When Coalition MPs returned from the winter break In August, they immediately complained that the CFMEU campaign was biting in their electorates, and wanted Trade Minister Andrew Robb to do something; he promptly promised an advertising campaign and the government began strengthening its rhetoric, particularly around accusations of xenophobia. The government also switched tack to arguing that former Labor luminaries Bob Hawke and Bob Carr backed the FTA — a tactic reminiscent of then-Health minister Peter Dutton’s awful attempts to sell the GP co-payment, when seemingly the only argument he could muster in its defence was that Jenny Macklin had been a staffer to Brian Howe in the early 1990s.
Nor has it helped that while the government has been calling the CFMEU racist, it has been playing race politics itself, imposing more red tape on Chinese investment in agriculture and real estate to appease the National Party and give the impression of addressing housing affordability. It is expecting the electorate to process two nearly contradictory messages — Chinese investment bad, Chinese workers good.
Labor remains open to backing the deal if the market testing issue can be addressed, but Abbott may be more interested in trying to damage Shorten by linking him to the CFMEU than in securing an agreement. And Labor’s deployment of the issue in Canning illustrates how potent they believe CHAFTA can be at a time of economic weakness and tepid wages and jobs growth.

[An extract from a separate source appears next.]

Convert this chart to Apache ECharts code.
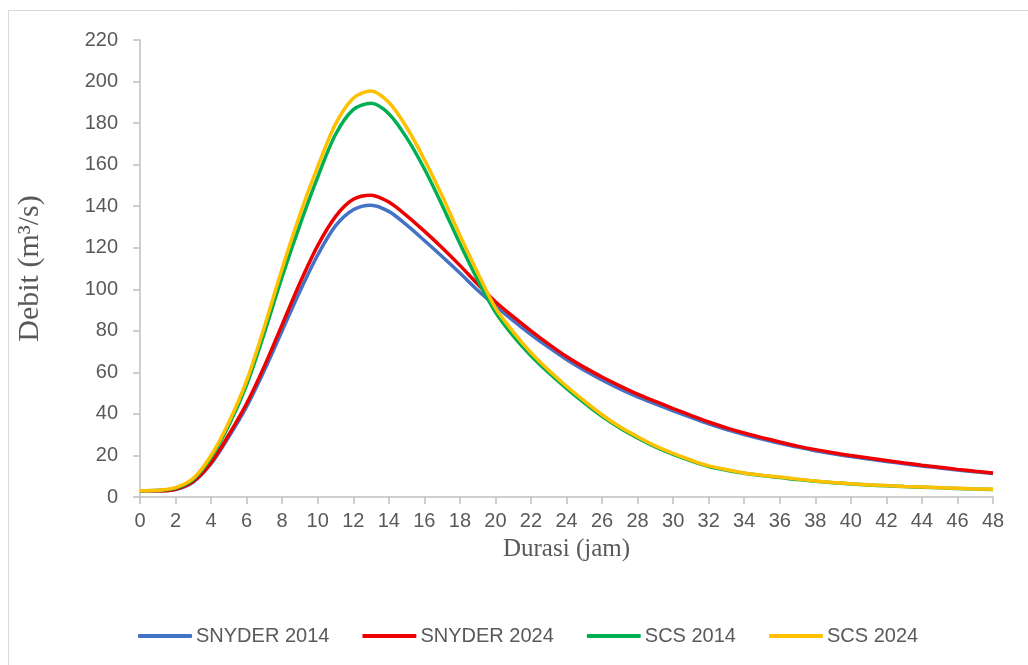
<!DOCTYPE html>
<html>
<head>
<meta charset="utf-8">
<script src="https://cdn.jsdelivr.net/npm/echarts@6/dist/echarts.min.js"></script>
<style>
html,body{margin:0;padding:0;background:#fff;}
#chart{width:1028px;height:665px;}
</style>
</head>
<body>
<div id="chart"></div>
<script>
const hours = [0,1,2,3,4,5,6,7,8,9,10,11,12,13,14,15,16,17,18,19,20,21,22,23,24,25,26,27,28,29,30,31,32,33,34,35,36,37,38,39,40,41,42,43,44,45,46,47,48];
const yTicks = [0,20,40,60,80,100,120,140,160,180,200,220];
const seriesNames = ['SNYDER 2014','SNYDER 2024','SCS 2014','SCS 2024'];

const snyder2014 = [3,3,3.6,7.2,16,29,43.5,61,80,99,116.5,130.5,138.3,140.5,137.5,131,123.5,115.8,107.8,99.5,92,84.9,78.2,72,66.2,61,56.3,52,48.2,44.8,41.5,38.3,35.2,32.5,30.1,27.9,25.9,24,22.3,20.8,19.5,18.3,17.1,16,14.9,14,13,12.1,11.3];
const snyder2024 = [3,3,3.7,7.5,16.5,30,45,63,83,103,121,135,143.3,145.3,142,135.5,128,120,111.5,102.5,94,86.8,80,73.6,67.6,62.4,57.8,53.5,49.5,46,42.6,39.3,36.1,33.3,30.8,28.6,26.5,24.5,22.8,21.3,20,18.8,17.6,16.4,15.3,14.3,13.3,12.4,11.6];
const scs2014 = [3,3.2,4.3,8.5,19,34.5,54,79,106,131,154,174.5,186.5,189.5,184.5,173,158,140.5,122,104.5,89,77.5,68,59.8,52.3,45.3,38.8,33.2,28.4,24.1,20.5,17.4,14.7,12.9,11.4,10.3,9.4,8.4,7.6,6.9,6.3,5.8,5.4,5,4.7,4.4,4.1,3.8,3.6];
const scs2024 = [3,3.2,4.5,9,20,36,56,82,110,136,159,179.5,192,195.5,190,178,162.5,145,126,108,91,79.5,69.5,61,53.3,46.3,39.6,33.8,29,24.6,21,17.8,15,13.2,11.6,10.5,9.6,8.6,7.7,7,6.4,5.9,5.5,5.1,4.8,4.5,4.2,3.9,3.7];

const colors = ['#4472C4','#EE0000','#00B050','#FFC000'];
const allData = [snyder2014, snyder2024, scs2014, scs2024];

const chart = echarts.init(document.getElementById('chart'), null, {renderer:'canvas'});
const textColor = '#595959';
const axisGray = '#BFBFBF';

chart.setOption({
  animation:false,
  backgroundColor:'#fff',
  graphic:[{type:'rect', shape:{x:8.5,y:10.5,width:1100,height:800}, style:{fill:'none', stroke:'#D9D9D9', lineWidth:1}, silent:true, z:-10}],
  grid:{left:140, right:35, top:40, bottom:168},
  legend:{
    data:seriesNames, left:133, top:621, icon:'roundRect', itemWidth:54, itemHeight:4, itemGap:33,
    textStyle:{color:textColor, fontFamily:'Liberation Sans', fontSize:20, padding:[0,0,0,-1]}
  },
  xAxis:{
    type:'value', min:0, max:48, interval:2,
    name:'Durasi (jam)', nameLocation:'middle', nameGap:40,
    nameTextStyle:{fontFamily:'Liberation Serif', fontSize:25, color:textColor},
    axisLine:{show:true, lineStyle:{color:axisGray, width:1.5}},
    axisTick:{show:true, length:7, lineStyle:{color:axisGray, width:1.5}},
    axisLabel:{color:textColor, fontFamily:'Liberation Sans', fontSize:20, margin:14},
    splitLine:{show:false}
  },
  yAxis:{
    type:'value', min:yTicks[0], max:yTicks[yTicks.length-1], interval:yTicks[1]-yTicks[0],
    name:'Debit (m³/s)', nameLocation:'middle', nameGap:95,
    nameTextStyle:{fontFamily:'Liberation Serif', fontSize:30, color:textColor},
    axisLine:{show:true, lineStyle:{color:axisGray, width:1.5}},
    axisTick:{show:true, length:7, lineStyle:{color:axisGray, width:1.5}},
    axisLabel:{color:textColor, fontFamily:'Liberation Sans', fontSize:20, margin:22},
    splitLine:{show:false}
  },
  series: allData.map((d,i)=>({
    name:seriesNames[i], type:'line', smooth:0.3, showSymbol:false, symbol:'none',
    data: hours.map((h,k)=>[h,d[k]]),
    lineStyle:{color:colors[i], width:3.5},
    itemStyle:{color:colors[i]},
    z:2+i
  }))
});
</script>
</body>
</html>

Neither side has contributed much to a sensible debate about preferential trade agreements, which are probably a net positive for the economy but mainly from the liberalisation we undertake rather than than what our negotiating partners do. Someone outside the Productivity Commission should be arguing for an Australian Free Trade Agreement, one we negotiate with ourselves to eliminate remaining tariffs and remove impediments to investment, which would yield a lot more benefits than bilateral deals.